Last week I got to live out a lifelong dream and go to a home game for the San Francisco 49ers at Candlestick Park (affectionately referred to as “The Stick”). While I was there I of course got to experience the game itself and all that comes with it. Ultimately I got to experience the agony of defeat…but that is another story! One thing I did experience was something a bit unexpected considering I was surrounded by strangers…community!
If you read my previous post you can see that I’ve been searching for community in a home church since we moved to Alaska 3 years ago. It has been an elusive feeling in the pews, and suddenly here I was in a stadium filled with THOUSANDS of people I did not know and there it was smack in my face…community!
People who were sitting around us were ticket season holders who go to the games all the time. The older couple sitting in front of us had the routine down pat, binoculars and all. The gentleman of that couple has been going to games since the very early days of the Niners back in the late 40′s and early 50′s. There weren’t a lot of opportunities to celebrate during the game (we lost 10-9) but I still got to observe relative strangers talking to one another, high-fiving each other (even hugging) and participating in traditions in unison with excitement and emotion. That older couple often turned around to talk to us and make comments and so did the people sitting behind us. I did the same right back to them. None of us knew each other…but we all had a common love (the Niners) and a common goal (to win) and that seemed to make us feel like we were friends who could openly discuss what we were witnessing. It was FUN! My husband always teases me because when I talk about the Niners I always say “we”. Well, the “we” wasn’t just on the field, I was sitting amongst them….in community.

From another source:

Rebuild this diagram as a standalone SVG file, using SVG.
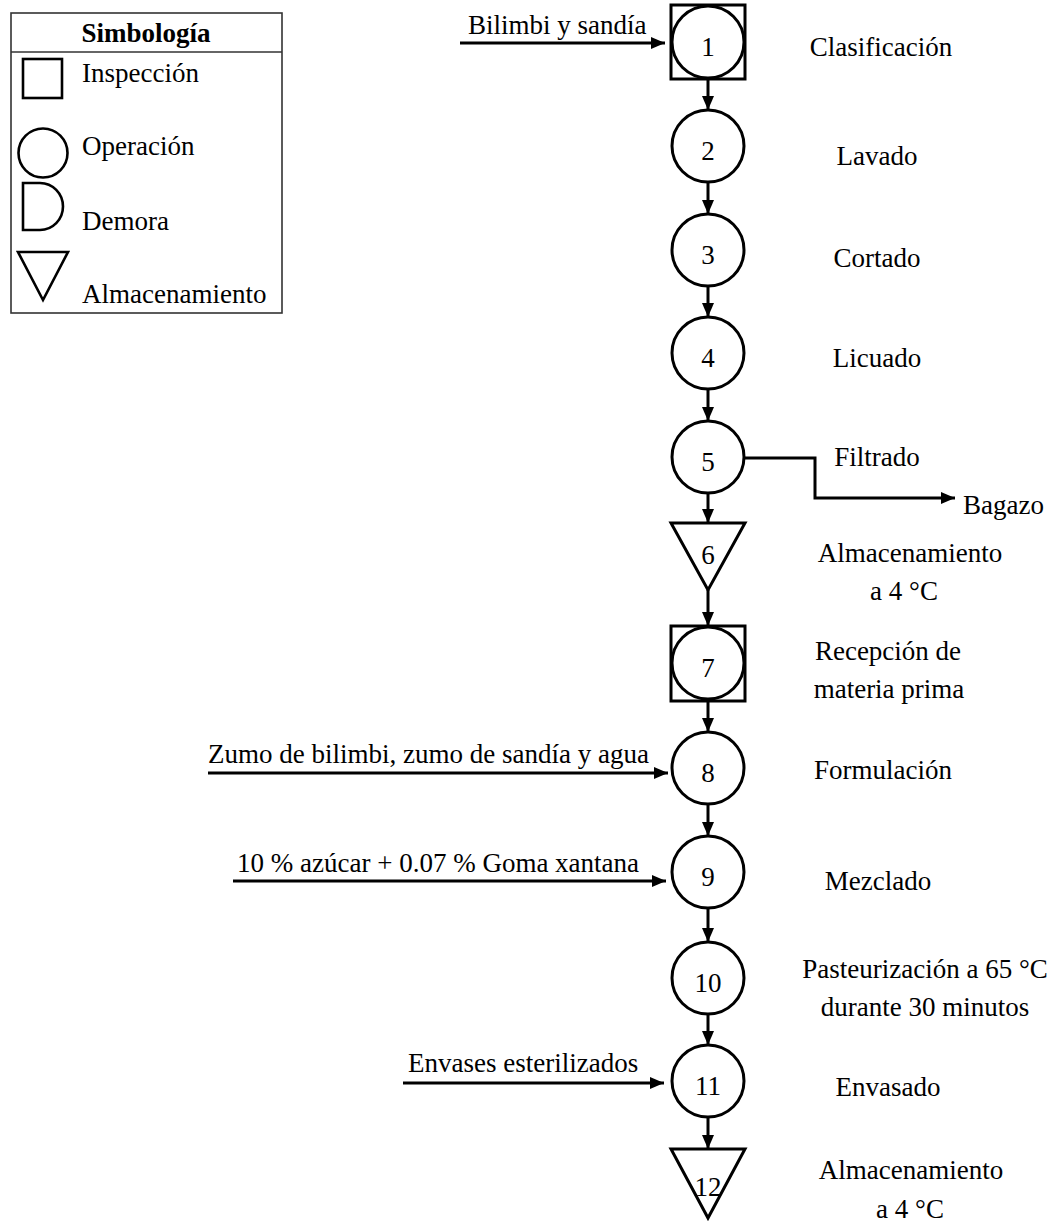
<svg xmlns="http://www.w3.org/2000/svg" width="1052" height="1223" viewBox="0 0 1052 1223">
<defs>
<marker id="ah" markerUnits="userSpaceOnUse" markerWidth="16" markerHeight="14" refX="14" refY="6" orient="auto">
<path d="M0,0 L14,6 L0,12 Z" fill="#000"/>
</marker>
<style>
text{font-family:"Liberation Serif","Times New Roman",serif;font-size:27px;fill:#000}
.m{text-anchor:middle}
.b{font-weight:bold}
.s{fill:#fff;stroke:#000;stroke-width:3}
.ls{fill:none;stroke:#000;stroke-width:2.6}
.c{fill:none;stroke:#000;stroke-width:3;marker-end:url(#ah)}
</style>
</defs>
<rect width="1052" height="1223" fill="#fff"/>

<g id="legend">
<rect x="11" y="13" width="271" height="300" fill="none" stroke="#333" stroke-width="1.6"/>
<line x1="11" y1="52" x2="282" y2="52" stroke="#333" stroke-width="1.6"/>
<text class="m b" x="146" y="42">Simbología</text>
<rect class="ls" x="23" y="59" width="39" height="39"/>
<text x="82" y="82">Inspección</text>
<circle class="ls" cx="43" cy="153" r="24.5"/>
<text x="82" y="155">Operación</text>
<path class="ls" d="M23,183 H40 A23,23.5 0 0 1 40,230 H23 Z"/>
<text x="82" y="230">Demora</text>
<path class="ls" d="M18,252 H68 L43,300 Z"/>
<text x="82" y="303">Almacenamiento</text>
</g>

<g id="connectors">
<line class="c" x1="708" y1="79" x2="708" y2="110"/>
<line class="c" x1="708" y1="182" x2="708" y2="214"/>
<line class="c" x1="708" y1="286" x2="708" y2="317"/>
<line class="c" x1="708" y1="389" x2="708" y2="421"/>
<line class="c" x1="708" y1="493" x2="708" y2="523"/>
<line class="c" x1="708" y1="590" x2="708" y2="626"/>
<line class="c" x1="708" y1="701" x2="708" y2="732"/>
<line class="c" x1="708" y1="804" x2="708" y2="836"/>
<line class="c" x1="708" y1="908" x2="708" y2="942"/>
<line class="c" x1="708" y1="1014" x2="708" y2="1045"/>
<line class="c" x1="708" y1="1117" x2="708" y2="1149"/>
<line class="c" x1="460" y1="43" x2="665" y2="43"/>
<line class="c" x1="208" y1="773" x2="668" y2="773"/>
<line class="c" x1="233" y1="881" x2="666" y2="881"/>
<line class="c" x1="403" y1="1083" x2="664" y2="1083"/>
<polyline class="c" points="744,458 815,458 815,498 955,498"/>
<text x="468" y="34">Bilimbi y sandía</text>
<text x="208" y="763">Zumo de bilimbi, zumo de sandía y agua</text>
<text x="237" y="872">10 % azúcar + 0.07 % Goma xantana</text>
<text x="408" y="1072">Envases esterilizados</text>
<text x="963" y="514">Bagazo</text>
</g>

<g id="n1"><rect class="s" x="671" y="5" width="74" height="74"/><circle class="s" cx="708" cy="42" r="36"/><text class="m" x="708" y="56">1</text><text class="m" x="881" y="56">Clasificación</text></g>
<g id="n2"><circle class="s" cx="708" cy="146" r="36"/><text class="m" x="708" y="160">2</text><text class="m" x="877" y="165">Lavado</text></g>
<g id="n3"><circle class="s" cx="708" cy="250" r="36"/><text class="m" x="708" y="264">3</text><text class="m" x="877" y="267">Cortado</text></g>
<g id="n4"><circle class="s" cx="708" cy="353" r="36"/><text class="m" x="708" y="367">4</text><text class="m" x="877" y="367">Licuado</text></g>
<g id="n5"><circle class="s" cx="708" cy="457" r="36"/><text class="m" x="708" y="471">5</text><text class="m" x="877" y="466">Filtrado</text></g>
<g id="n6"><path class="s" d="M671,523 H745 L708,590 Z"/><text class="m" x="708" y="564">6</text><text class="m" x="910" y="562">Almacenamiento</text><text class="m" x="904" y="600">a 4 °C</text></g>
<g id="n7"><rect class="s" x="671" y="626" width="74" height="75"/><circle class="s" cx="708" cy="663" r="36"/><text class="m" x="708" y="677">7</text><text class="m" x="888" y="660">Recepción de</text><text class="m" x="889" y="698">materia prima</text></g>
<g id="n8"><circle class="s" cx="708" cy="768" r="36"/><text class="m" x="708" y="782">8</text><text class="m" x="883" y="779">Formulación</text></g>
<g id="n9"><circle class="s" cx="708" cy="872" r="36"/><text class="m" x="708" y="886">9</text><text class="m" x="878" y="890">Mezclado</text></g>
<g id="n10"><circle class="s" cx="708" cy="978" r="36"/><text class="m" x="708" y="992">10</text><text class="m" x="925" y="978">Pasteurización a 65 °C</text><text class="m" x="925" y="1016">durante 30 minutos</text></g>
<g id="n11"><circle class="s" cx="708" cy="1081" r="36"/><text class="m" x="708" y="1095">11</text><text class="m" x="888" y="1096">Envasado</text></g>
<g id="n12"><path class="s" d="M671,1149 H745 L708,1218 Z"/><text class="m" x="708" y="1196">12</text><text class="m" x="911" y="1179">Almacenamiento</text><text class="m" x="910" y="1218">a 4 °C</text></g>
</svg>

As we drove back to my aunt and uncles house that night I reflected on what I had experienced and I became perplexed. How was it so easy to find community there, but so difficult to find it in church or anywhere else for that matter. I mean let’s get real. How often do we sit on an airplane TOUCHING the person next to us, but never speak a word to them? How often do you go to church and sit in a pew next to someone you don’t know and only say hello when the pastor up front directs you to say hello and shake hands. Don’t we have a common love (God) and common goal (growth, knowledge and community) at church? We do! Yet so many of us walk in and walk out allowing ourselves to be completely alone…allowing OTHERS to be completely alone.
It seems like at church we should be turning around after and communing to those around us. Shaking hands. Talking about the sermon. Getting to know each other.
I’m a newbie these days, but for YEARS I was a core member of a church, and I have to say I pretty much sucked at going out of my way to meet someone new and make someone feel at home. So, I won’t belabor the point anymore because I think you probably get it. It’s a challenge. A challenge to myself to open myself up to the community around me everyday in every situation. A challenge to you to do the same as well. Because you just never know where you will find it, and we all know where we SHOULD be finding it!